Thomas Rast <foo.bar at freesurf.ch.invalid> writes:
> So, do I really have to do this in two separate processes?  Would it
> help if I implemented the data storage part as a C extension module?
> Or am I worrying too much about a problem that is better left to the
> OS's memory management (i.e. swapping)?
> 
> Of course I'd also appreciate ideas for more efficient data layouts

When faced with such problems I always find it worthwhile to remember
that the phone company managed to issue itemized long-distance bills
to each of its customers, even in the 1960's using mainframe computers
with a few hundred kb of memory and a room full of magtape drives like
you see in old movies.  I ask myself "how would a 1960's mainframe
programmer do this, without megabytes of ram?".

I'm not sure what your dictionary of dictionaries is supposed to do,
but from your dissociated press description it sounds like you want to
look at the pairs of adjacent pairs of words and build up a
probability table.  In that case I'd do something like:

1. Sequentially read the logs files, and for each pair of adjacent words,
   write that pair to a temp file tmp1.
2. Sort tmp1 with os.system("sort").
3. Make a sequential pass through tmp1 to build a second temp file tmp2,
   which is a compressed tmp1.  For example, if tmp1 has the lines
          apple pie
          apple computer
          apple pie
          apple sauce

   then make a single line in tmp2: 

          apple: pie:2,computer:1,sauce:1

Do that in the obvious way by building a temporary dict for the words
that follow "apple".  Also, while doing this, build a Python dict
giving the offset in tmp2 for the line for each word, i.e.

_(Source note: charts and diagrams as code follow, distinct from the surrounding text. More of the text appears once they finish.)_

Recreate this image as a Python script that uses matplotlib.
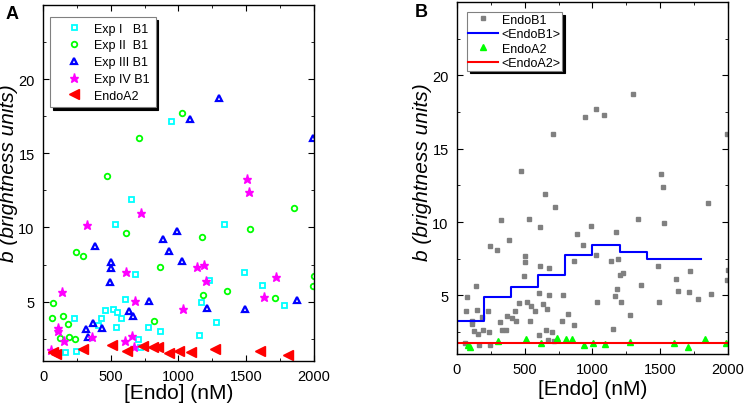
import matplotlib
matplotlib.use('Agg')
import matplotlib.pyplot as plt
from matplotlib.ticker import MultipleLocator
import numpy as np

plt.rcParams['font.family'] = ['Liberation Sans', 'DejaVu Sans']

# Panel A data: [Endo] (nM) and brightness b for each experiment
exp1_x = [942, 652, 529, 1336, 677, 1481, 1223, 1619, 603, 1164, 1776, 226, 406, 428,
          460, 517, 549, 573, 541, 775, 861, 1279, 1149, 701, 713, 246, 160]
exp1_y = [17.15, 11.9, 10.2, 10.2, 6.87, 7.0, 6.49, 6.1, 5.18, 4.97, 4.77, 3.9, 3.45, 3.92,
          4.46, 4.53, 4.3, 3.9, 3.27, 3.27, 3.0, 3.65, 2.73, 2.48, 1.92, 1.64, 1.58]

exp2_x = [1028, 708, 470, 1850, 610, 1525, 1176, 241, 295, 861, 2000, 1993, 1358, 1181,
          1710, 74, 69, 145, 187, 817, 123, 194, 238]
exp2_y = [17.7, 16.0, 13.5, 11.3, 9.64, 9.9, 9.35, 8.36, 8.06, 7.34, 6.76, 6.04, 5.70, 5.45,
          5.22, 4.89, 3.9, 4.01, 3.51, 3.7, 2.57, 2.61, 2.48]

exp3_x = [1087, 1299, 1993, 991, 886, 930, 381, 499, 499, 1028, 494, 780, 1213, 1493,
          1872, 637, 662, 317, 330, 371, 438]
exp3_y = [17.3, 18.7, 16.0, 9.75, 9.2, 8.4, 8.74, 7.66, 7.27, 7.72, 6.35, 5.05, 4.57, 4.53,
          5.09, 4.39, 4.05, 3.16, 2.61, 3.56, 3.24]

exp4_x = [1503, 1523, 721, 327, 1137, 1191, 610, 1203, 1720, 140, 1631, 679, 1031, 113,
          113, 155, 364, 657, 607, 672, 59]
exp4_y = [13.3, 12.4, 11.0, 10.16, 7.34, 7.48, 6.98, 6.42, 6.64, 5.63, 5.29, 5.05, 4.53, 3.22,
          3.04, 2.36, 2.61, 2.66, 2.32, 1.96, 1.76]

a2_x = [76, 96, 298, 509, 617, 736, 809, 851, 932, 1004, 1090, 1272, 1601, 1806]
a2_y = [1.6, 1.47, 1.8, 2.05, 1.69, 2.03, 1.94, 1.94, 1.57, 1.69, 1.62, 1.78, 1.69, 1.42]

# Panel B data
a2b_x = [81, 98, 300, 509, 617, 738, 805, 849, 935, 1006, 1090, 1274, 1601, 1707, 1828, 1988]
a2b_y = [1.58, 1.49, 1.87, 2.05, 1.78, 2.1, 2.0, 2.03, 1.64, 1.76, 1.69, 1.85, 1.78, 1.46, 2.05, 1.76]

b1_bins = [0, 200, 400, 600, 800, 1000, 1200, 1400, 1800]
b1_mean = [3.27, 4.89, 5.56, 6.37, 7.77, 8.45, 7.97, 7.5]
a2_bins = [0, 1200, 2000]
a2_mean = [1.78, 1.72]

fig = plt.figure(figsize=(7.44, 4.06), dpi=100)
axA = fig.add_axes([0.0578, 0.1084, 0.3642, 0.877])
axB = fig.add_axes([0.6142, 0.1256, 0.3642, 0.867])

axA.plot(exp1_x, exp1_y, ls='none', marker='s', ms=3.6, mfc='white', mec='#00FFFF', mew=1.3, label='Exp I   B1')
axA.plot(exp2_x, exp2_y, ls='none', marker='o', ms=4, mfc='white', mec='#00FF00', mew=1.3, label='Exp II  B1')
axA.plot(exp3_x, exp3_y, ls='none', marker='^', ms=5, mfc='white', mec='#0000FF', mew=1.6, label='Exp III B1')
axA.plot(exp4_x, exp4_y, ls='none', marker='*', ms=6.5, color='#FF00FF', label='Exp IV B1')
axA.plot(a2_x, a2_y, ls='none', marker='<', ms=7, color='#FF0000', label='EndoA2')

b1_x = exp1_x + exp2_x + exp3_x + exp4_x
b1_y = exp1_y + exp2_y + exp3_y + exp4_y
axB.plot(b1_x, b1_y, ls='none', marker='s', ms=3.3, color='#808080', label='EndoB1')
axB.step(b1_bins, b1_mean + [b1_mean[-1]], where='post', color='#0000FF', lw=1.5, label='<EndoB1>')
axB.plot(a2b_x, a2b_y, ls='none', marker='^', ms=4.5, color='#00FF00', label='EndoA2')
axB.step(a2_bins, a2_mean + [a2_mean[-1]], where='post', color='#FF0000', lw=1.5, label='<EndoA2>')

for ax in (axA, axB):
    ax.set_xlim(0, 2000)
    ax.set_ylim(1, 25)
    ax.xaxis.set_major_locator(MultipleLocator(500))
    ax.xaxis.set_minor_locator(MultipleLocator(250))
    ax.yaxis.set_major_locator(MultipleLocator(5))
    ax.yaxis.set_minor_locator(MultipleLocator(2.5))
    ax.set_yticks([5, 10, 15, 20])
    ax.tick_params(which='both', direction='in', top=True, right=True, labelsize=10.5, pad=6)
    ax.tick_params(which='major', length=4)
    ax.tick_params(which='minor', length=2.5)
    for s in ax.spines.values():
        s.set_linewidth(1.0)
    ax.set_xlabel('[Endo] (nM)', fontsize=15)
    ax.set_ylabel('b (brightness units)', fontsize=15, style='italic')

axA.xaxis.set_label_coords(0.5, -0.062)
axA.yaxis.set_label_coords(-0.092, 0.53)
axB.xaxis.set_label_coords(0.5, -0.07)
axB.yaxis.set_label_coords(-0.092, 0.52)

shadow = {'color': 'black', 'alpha': 1.0}
legA = axA.legend(loc='upper left', bbox_to_anchor=(0.026, 0.966), borderaxespad=0, fontsize=9,
                  frameon=True, fancybox=False, shadow=shadow, handlelength=3.0,
                  handletextpad=0.1, labelspacing=0.38, borderpad=0.45, framealpha=1)
legA.get_frame().set_edgecolor('0.5')
legA.get_frame().set_linewidth(0.8)

legB = axB.legend(loc='upper left', bbox_to_anchor=(0.037, 0.971), borderaxespad=0, fontsize=9,
                  frameon=True, fancybox=False, shadow=shadow, handlelength=2.4,
                  handletextpad=0.25, labelspacing=0.2, borderpad=0.12, framealpha=1)
legB.get_frame().set_edgecolor('0.5')
legB.get_frame().set_linewidth(0.8)

fig.text(0.007, 0.985, 'A', fontsize=13, fontweight='bold', va='top')
fig.text(0.558, 0.99, 'B', fontsize=13, fontweight='bold', va='top')

fig.savefig('out.png', dpi=100, facecolor='white')
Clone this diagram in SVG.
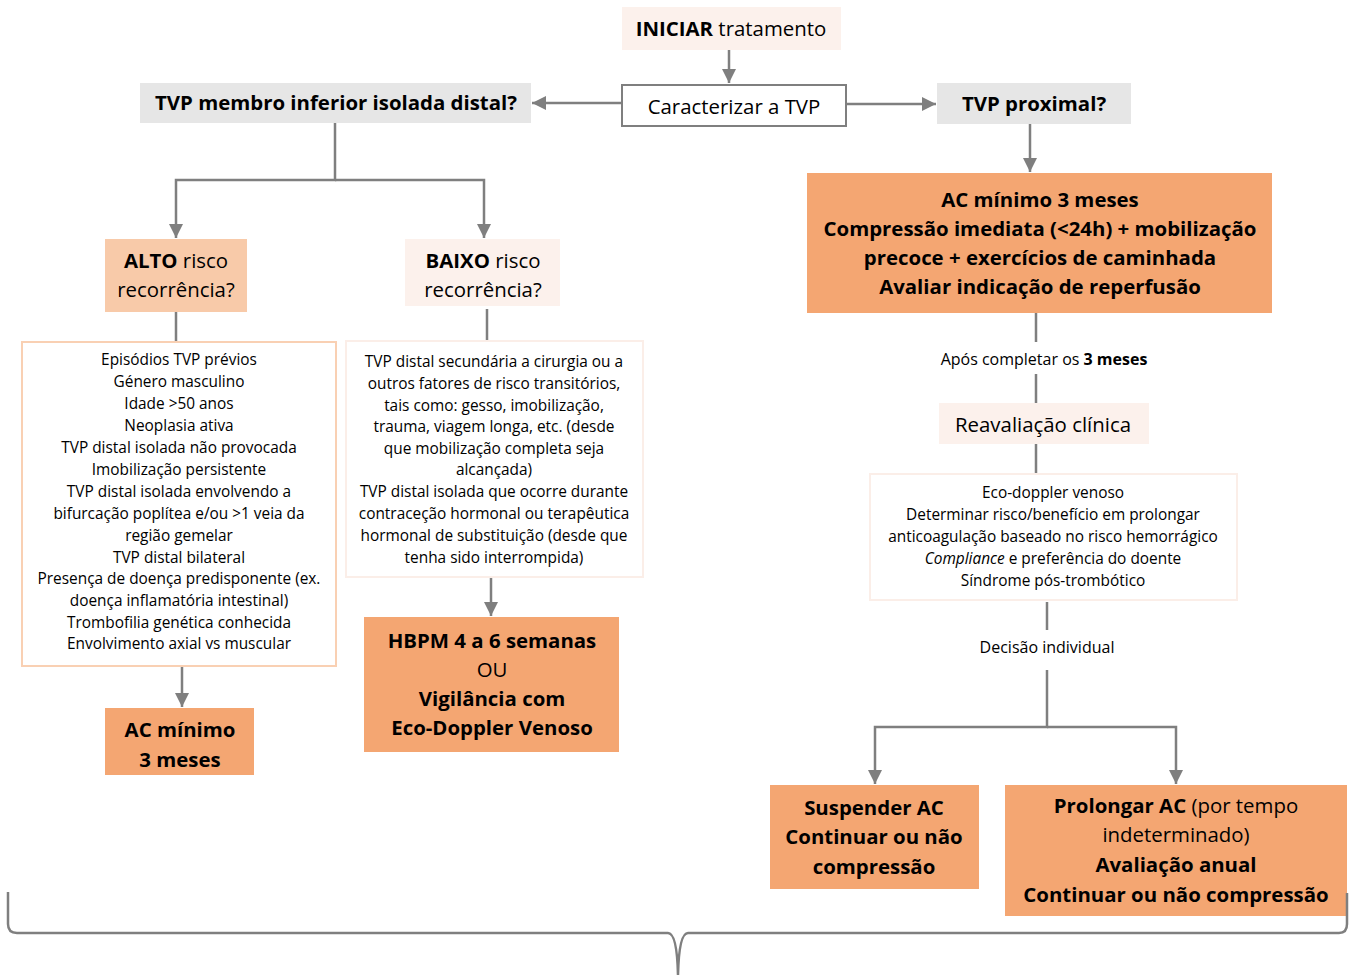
<svg xmlns="http://www.w3.org/2000/svg" width="1351" height="978" viewBox="0 0 1351 978">
<defs>
<marker id="ah" viewBox="0 0 10 10" refX="10" refY="5" markerWidth="14" markerHeight="14" markerUnits="userSpaceOnUse" orient="auto">
<path d="M0,0 L10,5 L0,10 z" fill="#7f7f7f"/>
</marker>
<style>
text{font-family:"Open Sans","Noto Sans","DejaVu Sans",sans-serif;fill:#000;text-anchor:middle}
.t20{font-size:20.4px}
.t16{font-size:16px}
.t15{font-size:15.4px}
.b{font-weight:bold}
.orange{fill:#f4a672}
.lorange{fill:#f8caa9}
.pale{fill:#fcf1ec}
.gray{fill:#e6e6e6}
.conn{fill:none;stroke:#7f7f7f;stroke-width:2.5}
.arr{marker-end:url(#ah)}
</style>
</defs>
<rect width="1351" height="978" fill="#fff"/>

<g id="connectors">
<path class="conn arr" d="M729,50 V83"/>
<path class="conn arr" d="M622,103 H532"/>
<path class="conn arr" d="M846,104 H936"/>
<path class="conn arr" d="M1030,124 V172"/>
<path class="conn arr" d="M335,123 V180 H176 V238"/>
<path class="conn arr" d="M335,180 H484 V238"/>
<path class="conn" d="M176,312 V342"/>
<path class="conn" d="M487,309 V340"/>
<path class="conn arr" d="M182,666 V707"/>
<path class="conn arr" d="M491,577 V616"/>
<path class="conn" d="M1036,313 V342"/>
<path class="conn" d="M1036,374 V403"/>
<path class="conn" d="M1036,444 V473"/>
<path class="conn" d="M1047,602 V630"/>
<path class="conn arr" d="M1047,670 V727 H875 V784"/>
<path class="conn arr" d="M1047,727 H1176 V784"/>
</g>

<g id="iniciar">
<rect class="pale" x="622" y="7" width="219" height="43"/>
<text class="t20" x="731" y="36"><tspan class="b">INICIAR</tspan> tratamento</text>
</g>

<g id="caracterizar">
<rect x="622" y="85" width="224" height="41" fill="#fff" stroke="#7f7f7f" stroke-width="2"/>
<text class="t20" x="734" y="114">Caracterizar a TVP</text>
</g>

<g id="tvp-distal">
<rect class="gray" x="140" y="83" width="391" height="40"/>
<text class="t20 b" x="336" y="110">TVP membro inferior isolada distal?</text>
</g>

<g id="tvp-proximal">
<rect class="gray" x="937" y="83" width="194" height="41"/>
<text class="t20 b" x="1034" y="111">TVP proximal?</text>
</g>

<g id="ac-proximal">
<rect class="orange" x="807" y="173" width="465" height="140"/>
<text class="t20 b" x="1040" y="207">AC mínimo 3 meses</text>
<text class="t20 b" x="1040" y="236">Compressão imediata (&lt;24h) + mobilização</text>
<text class="t20 b" x="1040" y="265">precoce + exercícios de caminhada</text>
<text class="t20 b" x="1040" y="294">Avaliar indicação de reperfusão</text>
</g>

<g id="apos">
<text class="t16" x="1044" y="365">Após completar os <tspan class="b">3 meses</tspan></text>
</g>

<g id="reavaliacao">
<rect class="pale" x="939" y="403" width="210" height="41"/>
<text class="t20" x="1043" y="432">Reavaliação clínica</text>
</g>

<g id="reav-list">
<rect x="870" y="474" width="367" height="126" fill="#fff" stroke="#fbeee8" stroke-width="2"/>
<text class="t15" x="1053" y="498">Eco-doppler venoso</text>
<text class="t15" x="1053" y="520">Determinar risco/benefício em prolongar</text>
<text class="t15" x="1053" y="542">anticoagulação baseado no risco hemorrágico</text>
<text class="t15" x="1053" y="564"><tspan font-style="italic">Compliance</tspan> e preferência do doente</text>
<text class="t15" x="1053" y="586">Síndrome pós-trombótico</text>
</g>

<g id="decisao">
<text class="t16" x="1047" y="653">Decisão individual</text>
</g>

<g id="suspender">
<rect class="orange" x="770" y="785" width="209" height="104"/>
<text class="t20 b" x="874" y="815">Suspender AC</text>
<text class="t20 b" x="874" y="844">Continuar ou não</text>
<text class="t20 b" x="874" y="874">compressão</text>
</g>

<g id="prolongar">
<rect class="orange" x="1005" y="785" width="342" height="131"/>
<text class="t20" x="1176" y="813"><tspan class="b">Prolongar AC</tspan> (por tempo</text>
<text class="t20" x="1176" y="842">indeterminado)</text>
<text class="t20 b" x="1176" y="872">Avaliação anual</text>
<text class="t20 b" x="1176" y="902">Continuar ou não compressão</text>
</g>

<g id="alto">
<rect class="lorange" x="105" y="239" width="142" height="73"/>
<text class="t20" x="176" y="268"><tspan class="b">ALTO</tspan> risco</text>
<text class="t20" x="176" y="297">recorrência?</text>
</g>

<g id="baixo">
<rect class="pale" x="405" y="239" width="155" height="67"/>
<text class="t20" x="483" y="268"><tspan class="b">BAIXO</tspan> risco</text>
<text class="t20" x="483" y="297">recorrência?</text>
</g>

<g id="alto-list">
<rect x="22" y="342" width="314" height="324" fill="#fff" stroke="#f9d0b3" stroke-width="2"/>
<text class="t15" x="179" y="365">Episódios TVP prévios</text>
<text class="t15" x="179" y="387">Género masculino</text>
<text class="t15" x="179" y="409">Idade &gt;50 anos</text>
<text class="t15" x="179" y="431">Neoplasia ativa</text>
<text class="t15" x="179" y="453">TVP distal isolada não provocada</text>
<text class="t15" x="179" y="475">Imobilização persistente</text>
<text class="t15" x="179" y="497">TVP distal isolada envolvendo a</text>
<text class="t15" x="179" y="519">bifurcação poplítea e/ou &gt;1 veia da</text>
<text class="t15" x="179" y="541">região gemelar</text>
<text class="t15" x="179" y="563">TVP distal bilateral</text>
<text class="t15" x="179" y="584">Presença de doença predisponente (ex.</text>
<text class="t15" x="179" y="606">doença inflamatória intestinal)</text>
<text class="t15" x="179" y="628">Trombofilia genética conhecida</text>
<text class="t15" x="179" y="649">Envolvimento axial vs muscular</text>
</g>

<g id="baixo-list">
<rect x="346" y="341" width="297" height="236" fill="#fff" stroke="#fbeee8" stroke-width="2"/>
<text class="t15" x="494" y="367">TVP distal secundária a cirurgia ou a</text>
<text class="t15" x="494" y="389">outros fatores de risco transitórios,</text>
<text class="t15" x="494" y="411">tais como: gesso, imobilização,</text>
<text class="t15" x="494" y="432">trauma, viagem longa, etc. (desde</text>
<text class="t15" x="494" y="454">que mobilização completa seja</text>
<text class="t15" x="494" y="475">alcançada)</text>
<text class="t15" x="494" y="497">TVP distal isolada que ocorre durante</text>
<text class="t15" x="494" y="519">contraceção hormonal ou terapêutica</text>
<text class="t15" x="494" y="541">hormonal de substituição (desde que</text>
<text class="t15" x="494" y="563">tenha sido interrompida)</text>
</g>

<g id="hbpm">
<rect class="orange" x="364" y="617" width="255" height="135"/>
<text class="t20 b" x="492" y="648">HBPM 4 a 6 semanas</text>
<text class="t20" x="492" y="677">OU</text>
<text class="t20 b" x="492" y="706">Vigilância com</text>
<text class="t20 b" x="492" y="735">Eco-Doppler Venoso</text>
</g>

<g id="ac-distal">
<rect class="orange" x="105" y="708" width="149" height="67"/>
<text class="t20 b" x="180" y="737">AC mínimo</text>
<text class="t20 b" x="180" y="767">3 meses</text>
</g>

<g id="brace">
<path d="M8,892 V924 Q8,933 17,933 H668 Q677,933 678,975 Q679,933 688,933 H1339 Q1347,933 1347,924 V893" fill="none" stroke="#7f7f7f" stroke-width="2.5"/>
</g>
</svg>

    d['apple'] = ofile.tell()
and similarly for all the other words (you have a Python dict with
325k entries which is each a single int; that shouldn't be too large).
There are of course lots of tradeoffs you can make to give a smaller
dict, if you need to.  You could also use the array module to implement
an int-valued hash table without the overhead of a Python object in each slot.

4. Use os.mmap to map the file tmp2 into memory.  Then to get the
successor words to 'apple', simply use the in-memory dict to get the
appropriate offset in tmp2, read and parse the line from that offset, 
and emit the appropriate word.

5. There's lots of other optimization and compression you can do to
make tmp2 smaller, which can reduce your paging load, but the above
should be enough to get you started.